Some of the key takedowns, in case you don't feel like watching all the way through:


  • His first calling out of people perpetrating insane rumors. Basically, insane people funded by lobbies: "...willful misrepresentations and outright distortions, spread by the very folks who would benefit the most by keeping things exactly as they are."

  • Illegal Immagrants being covered under reform: "Let's start with the false claim that illegal immigrants will get health insurance under reform. That's not true. Illegal immigrants would not be covered. That idea has never even been on the table."

  • Abortions being covered by the government: Some are also saying that coverage for abortions would be mandated under reform. Also false. When it comes to the current ban on using tax dollars for abortions, nothing will change under reform.

  • Finally, the intelligence-insulting "death panals": As every credible person who has looked into it has said, there are no so-called "death panels" – an offensive notion to me and to the American people. These are phony claims meant to divide us.

Granted, it's been a long time coming, but it's nice to finally hear him come out with a firm position in debunking extremist talking points without coming off to partisan himself. Notably, he didn't tackle the pressing issue of straight-up crazies other than to generally characterize their actions as "outrageous," as a catchall for the insane shit they're saying, but it's an easy flame to fan, and also, he doesn't need to get into a First Amendment debate in the middle of health care.
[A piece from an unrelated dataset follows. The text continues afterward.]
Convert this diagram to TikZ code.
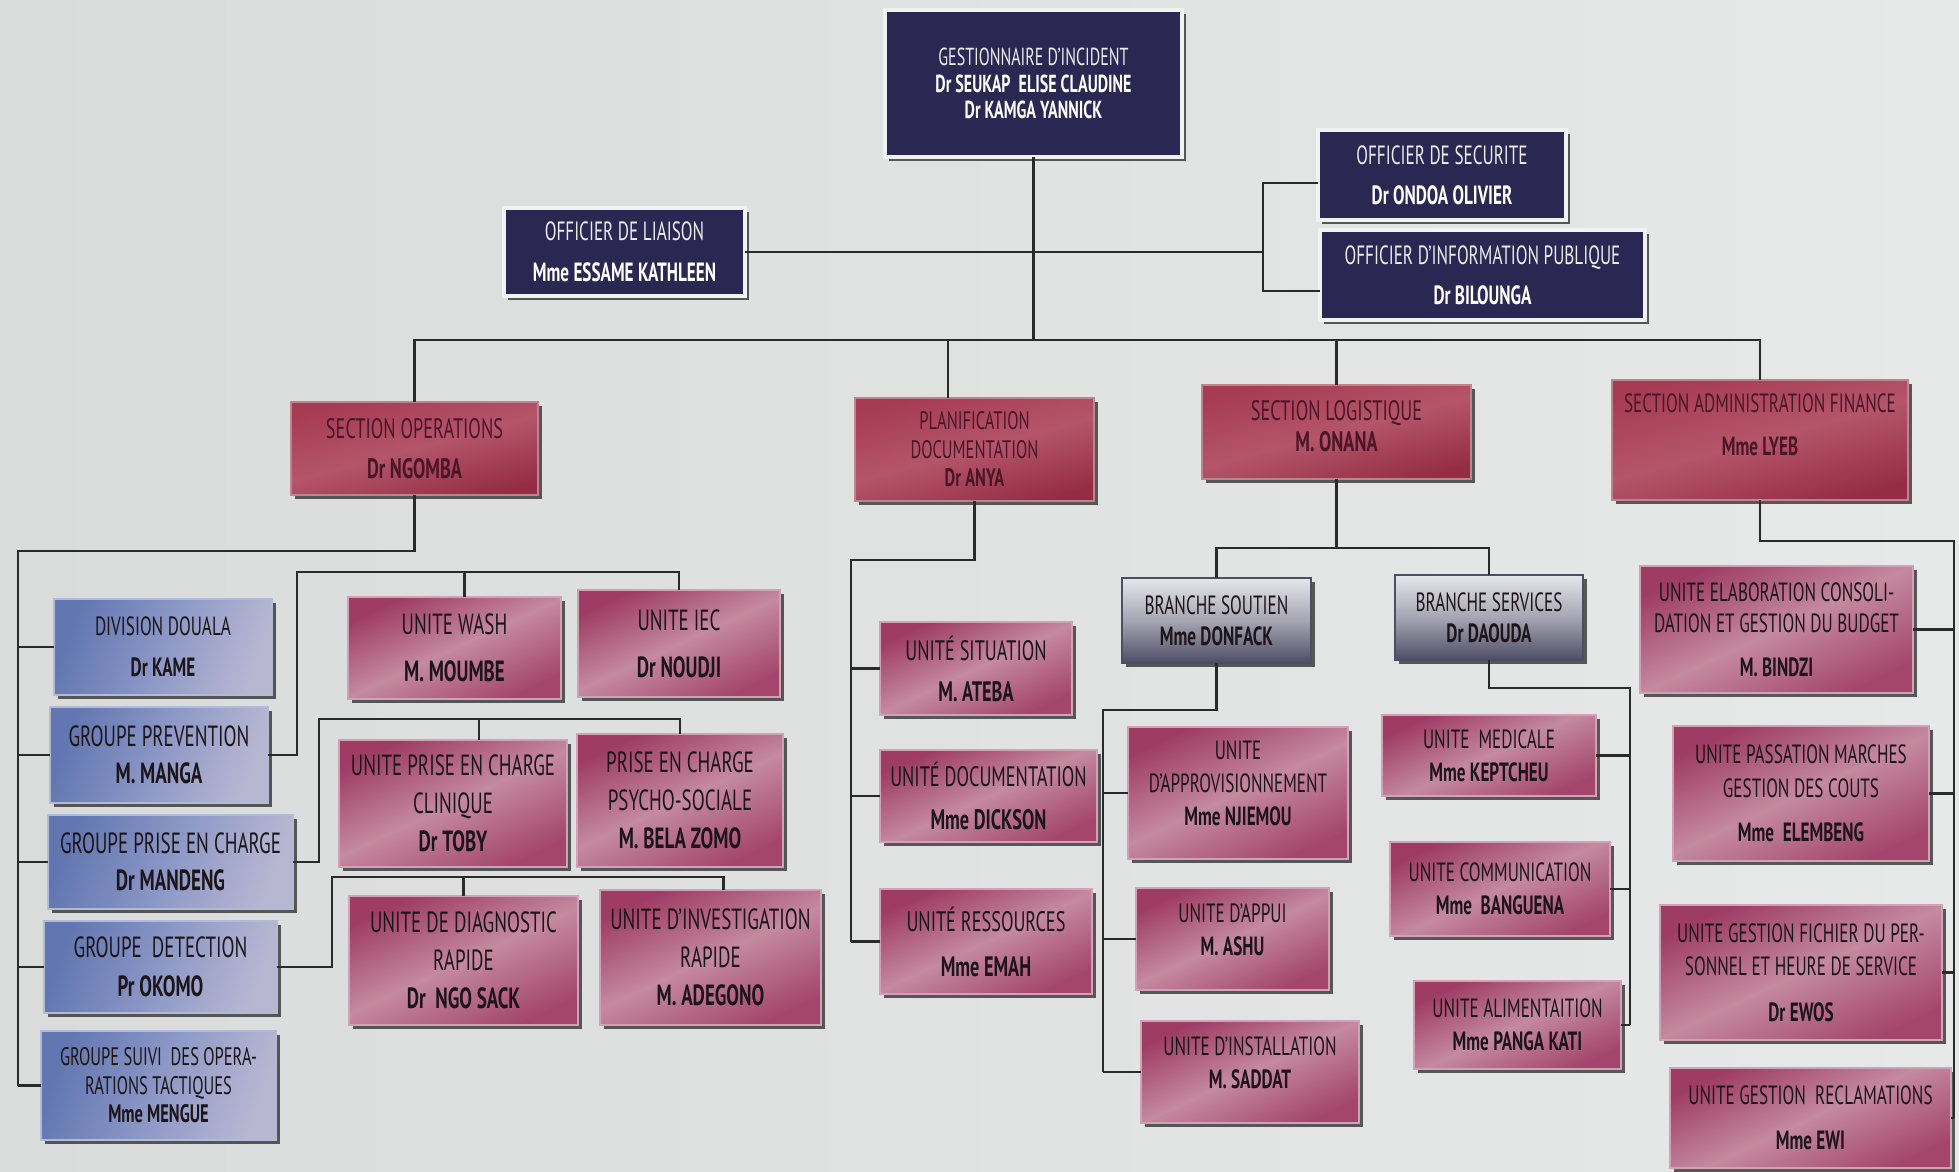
\documentclass[tikz,border=0pt]{standalone}
\usepackage{fontspec}
\usepackage{graphicx}
\setmainfont{PT Sans}[FakeStretch=0.65]
\usetikzlibrary{shadows}
\definecolor{bgL}{HTML}{D9DCDB}
\definecolor{bgR}{HTML}{E7E9E8}
\definecolor{navyC}{HTML}{2A2852}
\definecolor{secD}{HTML}{A63C54}
\definecolor{secM}{HTML}{B4556A}
\definecolor{secB}{HTML}{952E45}
\definecolor{secT}{HTML}{4A1626}
\definecolor{pkD}{HTML}{9E3C63}
\definecolor{pkM}{HTML}{C48A9E}
\definecolor{pkB}{HTML}{A4466B}
\definecolor{bluD}{HTML}{6277B1}
\definecolor{bluM}{HTML}{8C98C6}
\definecolor{bluR}{HTML}{B8B7D2}
\definecolor{gryT}{HTML}{E6E6EC}
\definecolor{gryM}{HTML}{A5A5B3}
\definecolor{gryB}{HTML}{4E4D65}
\definecolor{txtC}{HTML}{1C1418}
\definecolor{lineC}{HTML}{2A2A2A}
\newcommand\nm[1]{{\bfseries #1}}
\newcommand\bx[7]{\node[#2, minimum width={(#5-#3)*0.01cm}, minimum height={(#6-#4)*0.01cm}] (#1) at ({(#3+#5)/2},{(#4+#6)/2}) {#7};}
\tikzset{
  box/.style={rectangle, align=center, inner sep=1pt, outer sep=0pt, line width=0.5pt,
    drop shadow={shadow xshift=1.2pt, shadow yshift=-1.2pt, fill=black!80, opacity=0.8}},
  navy/.style={box, fill=navyC, draw=white!90!gray, line width=1.2pt, text=white},
  sect/.style={box, draw=secB!60!white, top color=secD, bottom color=secB, middle color=secM, shading angle=15, text=secT},
  unit/.style={box, draw=pkB!50!white, top color=pkD, bottom color=pkB, middle color=pkM, shading angle=25, text=txtC},
  blu/.style={box, draw=bluD!50!white, left color=bluD, right color=bluR, middle color=bluM, shading angle=70, text=txtC},
  gry/.style={box, draw=gryB, top color=gryT, bottom color=gryB, middle color=gryM, text=txtC},
  conn/.style={draw=lineC, line width=0.65pt},
  f70/.style={font=\fontsize{7}{7.6}\selectfont},
  f72/.style={font=\fontsize{7.2}{8.1}\selectfont},
  f75/.style={font=\fontsize{7.5}{9.4}\selectfont},
  f80/.style={font=\fontsize{8}{9.6}\selectfont},
  f83/.style={font=\fontsize{8.3}{10.5}\selectfont},
  f83w/.style={font=\fontsize{8.3}{9.9}\selectfont},
  f83t/.style={font=\fontsize{8.3}{10.8}\selectfont},
}
\begin{document}
\begin{tikzpicture}[x=0.01cm, y=-0.01cm]
\useasboundingbox (0,0) rectangle (1959,1172);
\clip (0,0) rectangle (1959,1172);
\fill[left color=bgL, right color=bgR] (0,0) rectangle (1959,1172);

% top level
\bx{gest}{navy,f70}{885}{10}{1182}{157}{{\color{white!85!gray}GESTIONNAIRE D'INCIDENT}\\\nm{Dr SEUKAP\ \ ELISE CLAUDINE}\\\nm{Dr KAMGA YANNICK}}
\bx{liai}{navy,f75}{504}{208}{745}{296}{{\color{white!85!gray}OFFICIER DE LIAISON}\\[2.3pt]\nm{Mme ESSAME KATHLEEN}}
\bx{secu}{navy,f75}{1318}{130}{1566}{220}{{\color{white!85!gray}OFFICIER DE SECURITE}\\[2pt]\nm{Dr ONDOA OLIVIER}}
\bx{info}{navy,f75}{1320}{230}{1645}{320}{{\color{white!85!gray}OFFICIER D'INFORMATION PUBLIQUE}\\[2pt]\nm{Dr BILOUNGA}}

% sections
\bx{ops}{sect,f80}{291}{402}{538}{495}{SECTION OPERATIONS\\[1.8pt]\nm{Dr NGOMBA}}
\bx{plan}{sect,f72}{855}{398}{1094}{501}{PLANIFICATION\\DOCUMENTATION\\\nm{Dr ANYA}}
\bx{log}{sect,f80}{1202}{385}{1471}{479}{SECTION LOGISTIQUE\\[-0.7pt]\nm{M. ONANA}\\[-6pt]\mbox{}}
\bx{adm}{sect,f75}{1612}{380}{1908}{500}{SECTION ADMINISTRATION FINANCE\\[2.8pt]\nm{Mme LYEB}\\[-0.8pt]\mbox{}}

% operations groups
\bx{g1}{blu,f75}{54}{599}{272}{695}{DIVISION DOUALA\\[2.3pt]\nm{Dr KAME}}
\bx{g2}{blu,f83}{50}{707}{268}{803}{GROUPE PREVENTION\\\nm{M. MANGA}}
\bx{g3}{blu,f83}{48}{815}{293}{909}{GROUPE PRISE EN CHARGE\\\nm{Dr MANDENG}}
\bx{g4}{blu,f83}{44}{921}{277}{1013}{GROUPE\ \ DETECTION\\[0.6pt]\nm{Pr OKOMO}}
\bx{g5}{blu,f72}{41}{1031}{276}{1140}{GROUPE SUIVI\ \ DES OPERA-\\RATIONS TACTIQUES\\\nm{Mme MENGUE}}

% operations units
\bx{wash}{unit,f83w}{348}{597}{561}{699}{UNITE WASH\\[3.5pt]\nm{M. MOUMBE}}
\bx{iec}{unit,f83w}{578}{590}{780}{697}{UNITE IEC\\[3.5pt]\nm{Dr NOUDJI}}
\bx{clin}{unit,f83t}{339}{740}{567}{867}{UNITE PRISE EN CHARGE\\CLINIQUE\\\nm{Dr TOBY}}
\bx{psy}{unit,f83t}{577}{734}{783}{867}{PRISE EN CHARGE\\PSYCHO-SOCIALE\\\nm{M. BELA ZOMO}}
\bx{diag}{unit,f83t}{349}{896}{578}{1025}{UNITE DE DIAGNOSTIC\\RAPIDE\\\nm{Dr\ \ NGO SACK}}
\bx{inv}{unit,f83t}{600}{890}{821}{1025}{UNITE D'INVESTIGATION\\RAPIDE\\\nm{M. ADEGONO}}

% planification units
\bx{sit}{unit,f80}{880}{622}{1072}{715}{UNITÉ SITUATION\\[2.1pt]\nm{M. ATEBA}}
\bx{doc}{unit,f80}{880}{750}{1097}{842}{UNITÉ DOCUMENTATION\\[2.6pt]\nm{Mme DICKSON}}
\bx{res}{unit,f80}{880}{889}{1092}{994}{UNITÉ RESSOURCES\\[3.2pt]\nm{Mme EMAH}}

% logistique
\bx{sout}{gry,f75}{1122}{578}{1311}{663}{BRANCHE SOUTIEN\\[-0.6pt]\nm{Mme DONFACK}}
\bx{serv}{gry,f75}{1395}{575}{1583}{660}{BRANCHE SERVICES\\[-0.6pt]\nm{Dr DAOUDA}}
\bx{appro}{unit,f75}{1128}{727}{1348}{859}{UNITE\\D'APPROVISIONNEMENT\\\nm{Mme NJIEMOU}\\[-3.8pt]\mbox{}}
\bx{appui}{unit,f75}{1136}{888}{1329}{990}{UNITE D'APPUI\\\nm{M. ASHU}\\[-3.8pt]\mbox{}}
\bx{inst}{unit,f75}{1141}{1021}{1359}{1123}{UNITE D'INSTALLATION\\\nm{M. SADDAT}\\[-3.8pt]\mbox{}}
\bx{med}{unit,f75}{1382}{715}{1596}{796}{UNITE\ \ MEDICALE\\\nm{Mme KEPTCHEU}}
\bx{com}{unit,f75}{1390}{842}{1610}{936}{UNITE COMMUNICATION\\\nm{Mme\ \ BANGUENA}}
\bx{alim}{unit,f75}{1414}{981}{1621}{1069}{UNITE ALIMENTAITION\\\nm{Mme PANGA KATI}}

% administration finance
\bx{elab}{unit,f75}{1640}{566}{1913}{693}{UNITE ELABORATION CONSOLI-\\[-0.6pt]DATION ET GESTION DU BUDGET\\[3.1pt]\nm{M. BINDZI}}
\bx{pass}{unit,f75}{1673}{726}{1929}{861}{UNITE PASSATION MARCHES\\[0.3pt]GESTION DES COUTS\\[3.1pt]\nm{Mme\ \ ELEMBENG}}
\bx{fich}{unit,f75}{1660}{905}{1942}{1040}{UNITE GESTION FICHIER DU PER-\\SONNEL ET HEURE DE SERVICE\\[3.7pt]\nm{Dr EWOS}}
\bx{recl}{unit,f75}{1670}{1068}{1951}{1168}{UNITE GESTION\ \ RECLAMATIONS\\[3.4pt]\nm{Mme EWI}}

% ---- connectors ----
\coordinate (bus) at (0,340);
\coordinate (planT) at ([xshift=-0.265cm]plan.north);
\draw[conn] (ops.north) -- (ops.north |- bus) -- (adm.north |- bus) -- (adm.north);
\draw[conn] (gest.south) -- (gest.south |- bus);
\draw[conn] (planT) -- (planT |- bus);
\draw[conn] (log.north) -- (log.north |- bus);

\coordinate (brx) at (1263,0);
\coordinate (sA) at ([yshift=-0.08cm]secu.west);
\coordinate (iA) at ([yshift=-0.16cm]info.west);
\draw[conn] (sA) -- (sA -| brx) -- (iA -| brx) -- (iA);
\draw[conn] (liai.east) -- (liai.east -| brx);

% operations
\coordinate (opsL) at (18,551);
\draw[conn] (ops.south) -- (ops.south |- opsL) -- (opsL) -- (opsL |- g5.west);
\foreach \g in {g1,g2,g3,g4,g5} \draw[conn] (\g.west) -- (\g.west -| opsL);

\coordinate (b1) at (297,572);
\coordinate (washT) at ([xshift=0.1cm]wash.north);
\draw[conn] (g2.east) -- (g2.east -| b1) -- (b1) -- (b1 -| iec.north) -- (iec.north);
\draw[conn] (washT) -- (washT |- b1);

\coordinate (b2) at (319,719);
\coordinate (clT) at ([xshift=0.26cm]clin.north);
\draw[conn] (g3.east) -- (g3.east -| b2) -- (b2) -- (b2 -| psy.north) -- (psy.north);
\draw[conn] (clT) -- (clT |- b2);

\coordinate (b3) at (332,877);
\coordinate (invT) at ([xshift=0.13cm]inv.north);
\draw[conn] (g4.east) -- (g4.east -| b3) -- (b3) -- (b3 -| invT) -- (invT);
\draw[conn] (diag.north) -- (diag.north |- b3);

% planification
\coordinate (pL) at (851,560);
\draw[conn] (plan.south) -- (plan.south |- pL) -- (pL) -- (pL |- res.west);
\foreach \u in {sit,doc,res} \draw[conn] (\u.west) -- (\u.west -| pL);

% logistique
\coordinate (lB) at (0,548);
\draw[conn] (log.south) -- (log.south |- lB);
\draw[conn] (sout.north) -- (sout.north |- lB) -- (serv.north |- lB) -- (serv.north);

\coordinate (sL) at (1103,710);
\draw[conn] (sout.south) -- (sout.south |- sL) -- (sL) -- (sL |- inst.west);
\foreach \u in {appro,appui,inst} \draw[conn] (\u.west) -- (\u.west -| sL);

\coordinate (svR) at (1630,688);
\draw[conn] (serv.south) -- (serv.south |- svR) -- (svR) -- (svR |- alim.east);
\foreach \u in {med,com,alim} \draw[conn] (\u.east) -- (\u.east -| svR);

% administration
\coordinate (aR) at (1954,541);
\draw[conn] (adm.south) -- (adm.south |- aR) -- (aR) -- (aR |- recl.east);
\foreach \u in {elab,pass,fich,recl} \draw[conn] (\u.east) -- (\u.east -| aR);
\end{tikzpicture}
\end{document}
Still, we all knew Obama would bring the crazies out of the cracks, and sure enough, here they are, being debunked on a national stage. The question of how much of a threat the White House perceives these accusations to be is on the table, now: they dignified them by answering them. And it's great to see them fight back against inane lies and truthiness. But — how's the saying go? — you can't argue with an asshole. Did he take the rumors down, or give them more voice? Or just open up the floodgates for worse to come in?